***** Excerpted data *****

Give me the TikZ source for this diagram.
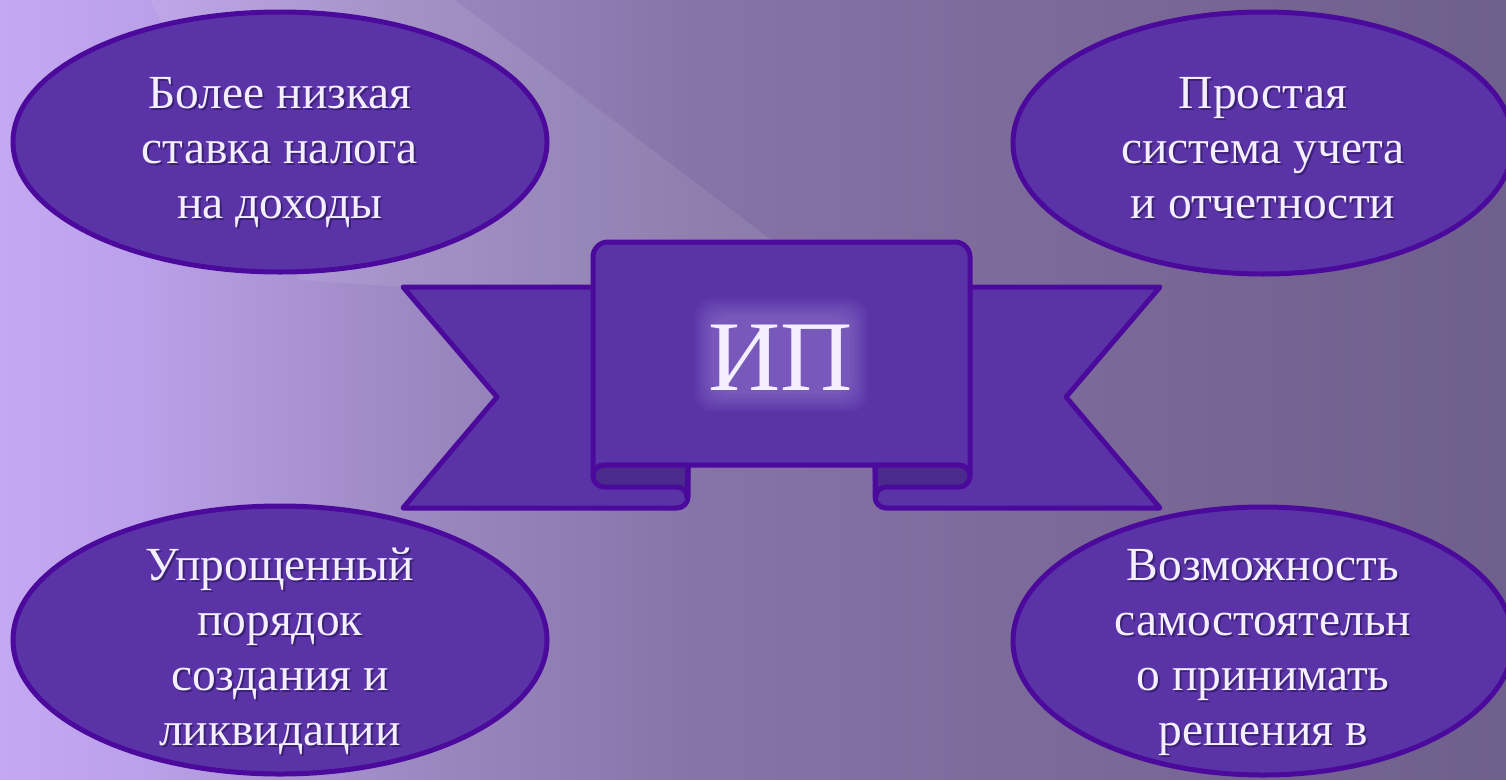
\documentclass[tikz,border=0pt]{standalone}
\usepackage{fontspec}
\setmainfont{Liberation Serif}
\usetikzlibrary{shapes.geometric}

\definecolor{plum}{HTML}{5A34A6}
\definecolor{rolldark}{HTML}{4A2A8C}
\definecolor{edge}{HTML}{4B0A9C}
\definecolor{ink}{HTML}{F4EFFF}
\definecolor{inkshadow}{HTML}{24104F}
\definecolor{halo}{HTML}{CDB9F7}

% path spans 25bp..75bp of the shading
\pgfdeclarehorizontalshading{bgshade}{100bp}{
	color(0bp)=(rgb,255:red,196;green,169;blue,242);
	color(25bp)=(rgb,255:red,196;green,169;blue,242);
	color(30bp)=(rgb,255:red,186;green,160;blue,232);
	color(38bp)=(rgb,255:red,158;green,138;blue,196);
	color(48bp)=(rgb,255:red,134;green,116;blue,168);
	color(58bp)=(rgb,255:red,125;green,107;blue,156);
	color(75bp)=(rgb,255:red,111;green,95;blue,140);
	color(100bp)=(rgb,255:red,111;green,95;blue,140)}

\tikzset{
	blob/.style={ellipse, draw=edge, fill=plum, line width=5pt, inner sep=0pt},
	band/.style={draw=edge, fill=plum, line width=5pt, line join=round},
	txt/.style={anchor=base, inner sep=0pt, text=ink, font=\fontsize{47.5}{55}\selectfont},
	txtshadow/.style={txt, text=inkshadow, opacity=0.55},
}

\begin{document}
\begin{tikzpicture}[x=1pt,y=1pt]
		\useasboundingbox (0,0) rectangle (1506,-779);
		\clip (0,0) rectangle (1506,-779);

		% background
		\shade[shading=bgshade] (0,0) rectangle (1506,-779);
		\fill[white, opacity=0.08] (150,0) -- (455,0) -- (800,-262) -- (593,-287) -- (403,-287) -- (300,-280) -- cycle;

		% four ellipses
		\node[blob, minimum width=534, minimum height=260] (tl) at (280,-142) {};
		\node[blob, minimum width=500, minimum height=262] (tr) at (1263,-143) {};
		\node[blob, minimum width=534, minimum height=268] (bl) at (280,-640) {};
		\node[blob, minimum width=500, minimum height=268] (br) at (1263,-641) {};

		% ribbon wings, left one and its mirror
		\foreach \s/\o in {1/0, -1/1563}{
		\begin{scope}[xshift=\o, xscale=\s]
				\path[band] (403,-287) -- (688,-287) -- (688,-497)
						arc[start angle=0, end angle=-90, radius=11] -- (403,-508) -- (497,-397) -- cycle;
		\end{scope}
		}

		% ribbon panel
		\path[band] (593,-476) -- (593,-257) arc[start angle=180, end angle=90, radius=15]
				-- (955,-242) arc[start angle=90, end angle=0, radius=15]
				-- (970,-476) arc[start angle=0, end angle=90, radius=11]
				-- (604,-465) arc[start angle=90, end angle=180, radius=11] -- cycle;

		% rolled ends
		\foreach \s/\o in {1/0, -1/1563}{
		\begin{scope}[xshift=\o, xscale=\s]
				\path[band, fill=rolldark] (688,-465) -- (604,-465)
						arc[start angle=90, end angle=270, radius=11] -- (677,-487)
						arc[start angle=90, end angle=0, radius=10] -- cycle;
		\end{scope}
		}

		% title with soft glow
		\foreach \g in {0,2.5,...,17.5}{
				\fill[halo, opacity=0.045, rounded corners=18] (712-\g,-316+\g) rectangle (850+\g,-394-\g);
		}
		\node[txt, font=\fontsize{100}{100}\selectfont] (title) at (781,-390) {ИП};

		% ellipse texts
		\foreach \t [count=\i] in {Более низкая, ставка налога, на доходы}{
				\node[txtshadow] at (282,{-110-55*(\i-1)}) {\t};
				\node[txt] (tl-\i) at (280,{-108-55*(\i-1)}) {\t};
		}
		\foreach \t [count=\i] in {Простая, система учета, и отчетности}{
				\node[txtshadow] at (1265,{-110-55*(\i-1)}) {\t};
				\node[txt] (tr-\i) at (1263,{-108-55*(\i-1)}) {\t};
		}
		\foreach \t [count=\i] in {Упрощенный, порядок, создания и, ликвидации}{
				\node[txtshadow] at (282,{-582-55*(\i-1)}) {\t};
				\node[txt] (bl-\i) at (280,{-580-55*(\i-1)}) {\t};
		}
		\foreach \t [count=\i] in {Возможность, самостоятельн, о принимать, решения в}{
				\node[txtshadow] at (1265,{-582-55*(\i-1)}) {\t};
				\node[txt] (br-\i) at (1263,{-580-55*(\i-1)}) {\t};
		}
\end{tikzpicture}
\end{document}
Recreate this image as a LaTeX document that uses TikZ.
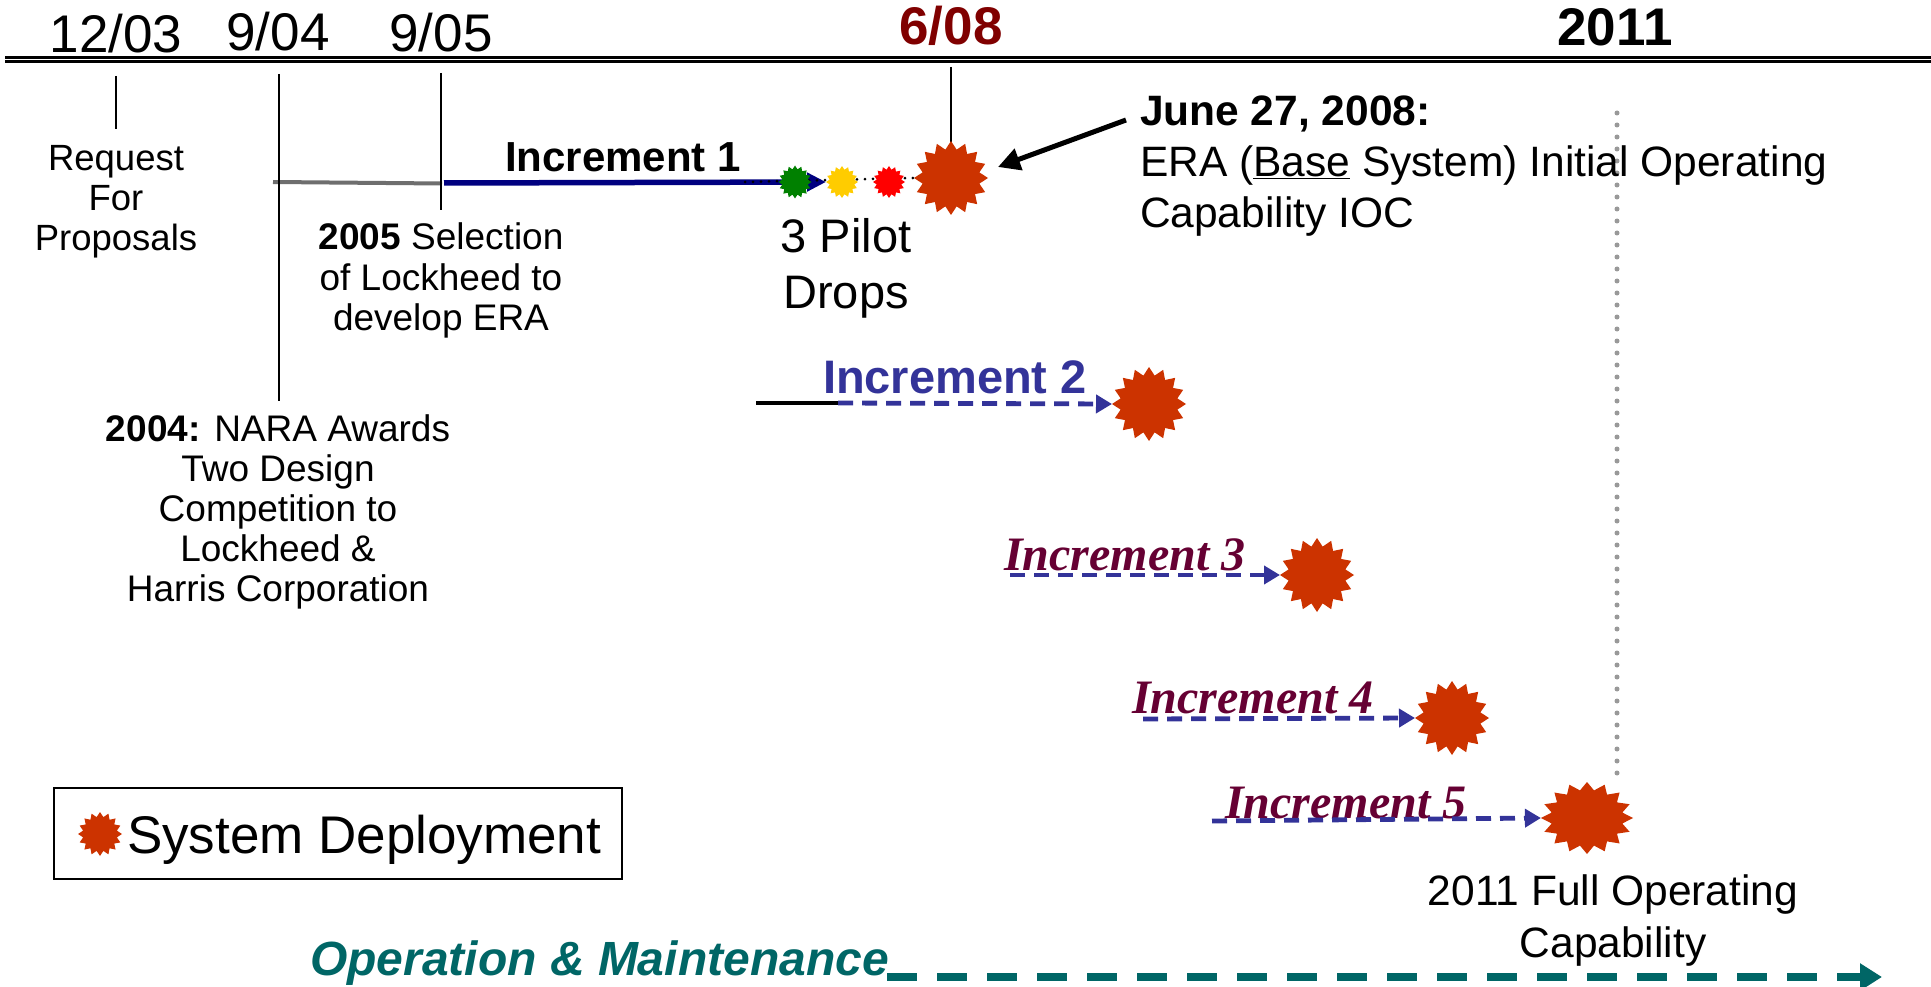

*****

#### Exercise objective
Restate the material word for word from its first line through the line containing "(300,-280) -- cycle;", both included; the pictures do not belong in it.

#### Output
Give me the TikZ source for this diagram.
\documentclass[tikz,border=0pt]{standalone}
\usepackage{fontspec}
\setmainfont{Liberation Serif}
\usetikzlibrary{shapes.geometric}

\definecolor{plum}{HTML}{5A34A6}
\definecolor{rolldark}{HTML}{4A2A8C}
\definecolor{edge}{HTML}{4B0A9C}
\definecolor{ink}{HTML}{F4EFFF}
\definecolor{inkshadow}{HTML}{24104F}
\definecolor{halo}{HTML}{CDB9F7}

% path spans 25bp..75bp of the shading
\pgfdeclarehorizontalshading{bgshade}{100bp}{
	color(0bp)=(rgb,255:red,196;green,169;blue,242);
	color(25bp)=(rgb,255:red,196;green,169;blue,242);
	color(30bp)=(rgb,255:red,186;green,160;blue,232);
	color(38bp)=(rgb,255:red,158;green,138;blue,196);
	color(48bp)=(rgb,255:red,134;green,116;blue,168);
	color(58bp)=(rgb,255:red,125;green,107;blue,156);
	color(75bp)=(rgb,255:red,111;green,95;blue,140);
	color(100bp)=(rgb,255:red,111;green,95;blue,140)}

\tikzset{
	blob/.style={ellipse, draw=edge, fill=plum, line width=5pt, inner sep=0pt},
	band/.style={draw=edge, fill=plum, line width=5pt, line join=round},
	txt/.style={anchor=base, inner sep=0pt, text=ink, font=\fontsize{47.5}{55}\selectfont},
	txtshadow/.style={txt, text=inkshadow, opacity=0.55},
}

\begin{document}
\begin{tikzpicture}[x=1pt,y=1pt]
		\useasboundingbox (0,0) rectangle (1506,-779);
		\clip (0,0) rectangle (1506,-779);

		% background
		\shade[shading=bgshade] (0,0) rectangle (1506,-779);
		\fill[white, opacity=0.08] (150,0) -- (455,0) -- (800,-262) -- (593,-287) -- (403,-287) -- (300,-280) -- cycle;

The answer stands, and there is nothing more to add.